• _What is being asked_:
Return a copy of each line that holds the string "with".

====== Recorded information

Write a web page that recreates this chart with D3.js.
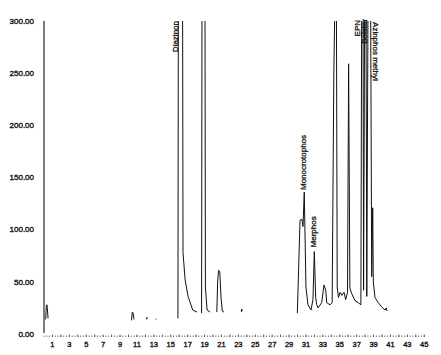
<!DOCTYPE html>
<html>
<head>
<meta charset="utf-8">
<script src="https://cdn.jsdelivr.net/npm/d3@7"></script>
<style>
  html, body { margin: 0; padding: 0; background: #fff; }
  svg text { font-family: "Liberation Sans", Arial, sans-serif; fill: #111; }
</style>
</head>
<body>
<svg id="chart" width="441" height="355"></svg>
<script>
// retention time (min) / detector response
var peakStart = [[0.2, 14], [0.28, 27], [0.35, 28], [0.42, 22], [0.48, 15]];
var peak10 = [[10.35, 13], [10.45, 21], [10.55, 20], [10.65, 14]];
var peak12 = [[12.1, 14], [12.2, 16], [12.25, 15]];
var peak13 = [[13.2, 14], [13.3, 14.5]];
var diazinon = [[15.85, 15], [15.9, 330], [16.4, 330], [16.45, 78], [16.7, 52], [17.05, 36], [17.6, 23], [18.1, 21]];
var peak19 = [[18.65, 20], [18.7, 330], [19.05, 330], [19.1, 45], [19.3, 23], [19.65, 21]];
var peak21 = [[20.45, 21], [20.55, 50], [20.65, 61], [20.8, 60], [20.95, 35], [21.1, 22], [21.3, 21]];
var peak23 = [[23.35, 21], [23.4, 24], [23.45, 22]];
var lateGroup = [
    [29.98, 20], [30.3, 109], [30.53, 110], [30.65, 103], [30.8, 136], [31.0, 45], [31.24, 28], [31.6, 23],
    [31.83, 33], [31.99, 79], [32.15, 35], [32.27, 28], [32.43, 25],
    [32.86, 30], [33.14, 47], [33.34, 42], [33.46, 30], [33.85, 28],
    [34.1, 30], [34.3, 250], [34.45, 330], [34.6, 330], [34.7, 45], [34.85, 35], [35.05, 40], [35.25, 37], [35.5, 40], [35.7, 33],
    [35.92, 40], [36.05, 259], [36.2, 44], [36.4, 39], [36.8, 32], [37.2, 30], [37.5, 28],
    [37.6, 330], [37.75, 330], [37.82, 42], [37.95, 330], [38.1, 330], [38.2, 36], [38.35, 330], [38.65, 330],
    [38.78, 55], [38.9, 121], [38.97, 50], [39.17, 35], [39.56, 30], [39.96, 26], [40.36, 23], [40.5, 25], [40.6, 22]
];
var segments = [peakStart, peak10, peak12, peak13, diazinon, peak19, peak21, peak23, lateGroup];

// peak labels: name, time, response at the text anchor, reading direction
var labelNames = ["Diazinon", "Monocrotophos", "Merphos", "EPN", "Bolstar", "Azinphos methyl"];
var labelTimes = [15.8, 31.0, 32.2, 37.4, 38.22, 38.93];
var labelValues = [300, 138, 83, 301, 302, 299];
var labelUp = [true, true, true, true, true, false];

var yTicks = [0, 50, 100, 150, 200, 250, 300];
var xTicks = d3.range(1, 46, 2);

var svg = d3.select("#chart");

var x = d3.scaleLinear().domain([0, 45]).range([44, 424.25]);
var y = d3.scaleLinear().domain([0, 300]).range([334, 21]);

// y axis: plain line with labels, no tick marks
svg.append("line")
    .attr("x1", 44).attr("x2", 44)
    .attr("y1", y(300)).attr("y2", y(0) - 1)
    .attr("stroke", "#111").attr("stroke-width", 1.1);

svg.selectAll(".ylab")
    .data(yTicks)
    .enter().append("text")
    .attr("class", "ylab")
    .attr("x", 34)
    .attr("y", function (d) { return y(d); })
    .attr("dy", "0.35em")
    .attr("text-anchor", "end")
    .style("font-size", "8px")
    .style("stroke", "#111").style("stroke-width", 0.35)
    .text(function (d) { return d3.format(".2f")(d); });

// x axis: dotted row of small ticks
var minor = d3.range(0, 45.01, 1 / 3);
svg.selectAll(".mtick")
    .data(minor)
    .enter().append("line")
    .attr("class", "mtick")
    .attr("x1", function (d) { return x(d); })
    .attr("x2", function (d) { return x(d); })
    .attr("y1", 335.5).attr("y2", 337)
    .attr("stroke", "#555").attr("stroke-width", 0.8);

svg.selectAll(".xtick")
    .data(d3.range(1, 46))
    .enter().append("line")
    .attr("class", "xtick")
    .attr("x1", function (d) { return x(d); })
    .attr("x2", function (d) { return x(d); })
    .attr("y1", 334.5).attr("y2", 337)
    .attr("stroke", "#555").attr("stroke-width", 0.9);

svg.selectAll(".xlab")
    .data(xTicks)
    .enter().append("text")
    .attr("class", "xlab")
    .attr("x", function (d) { return x(d); })
    .attr("y", 346.5)
    .attr("text-anchor", "middle")
    .style("font-size", "7.5px")
    .style("stroke", "#111").style("stroke-width", 0.35)
    .text(function (d) { return d; });

// trace, clipped at the top of the scale
svg.append("clipPath").attr("id", "plot-clip")
    .append("rect")
    .attr("x", 44).attr("y", y(300))
    .attr("width", 390).attr("height", y(0) - y(300) + 10);

var line = d3.line()
    .x(function (d) { return x(d[0]); })
    .y(function (d) { return y(d[1]); });

svg.append("g")
    .attr("clip-path", "url(#plot-clip)")
    .selectAll("path")
    .data(segments)
    .enter().append("path")
    .attr("d", line)
    .attr("fill", "none")
    .attr("stroke", "#111")
    .attr("stroke-width", 1)
    .attr("stroke-linejoin", "round");

// rotated peak names
svg.selectAll(".plab")
    .data(labelNames)
    .enter().append("text")
    .attr("class", "plab")
    .attr("transform", function (d, i) {
        return "translate(" + x(labelTimes[i]) + "," + y(labelValues[i]) + ") rotate(" + (labelUp[i] ? -90 : 90) + ")";
    })
    .attr("text-anchor", function (d, i) {
        if (!labelUp[i]) return "start";
        return labelValues[i] >= 300 ? "end" : "start";
    })
    .style("font-size", "8px")
    .style("stroke", "#111").style("stroke-width", 0.3)
    .text(function (d) { return d; });
</script>
</body>
</html>
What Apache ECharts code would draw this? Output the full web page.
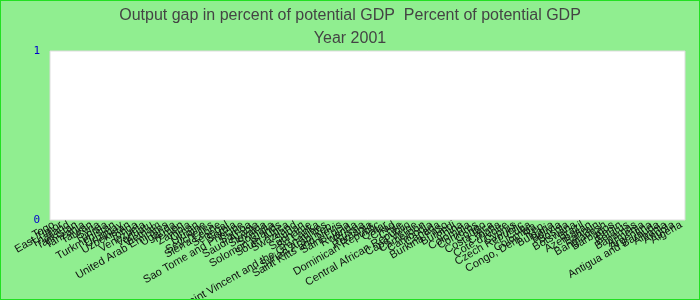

============

• _Full answer_:
Write a web page that recreates this chart with D3.js.
// y axis: plain line with labels, no tick marks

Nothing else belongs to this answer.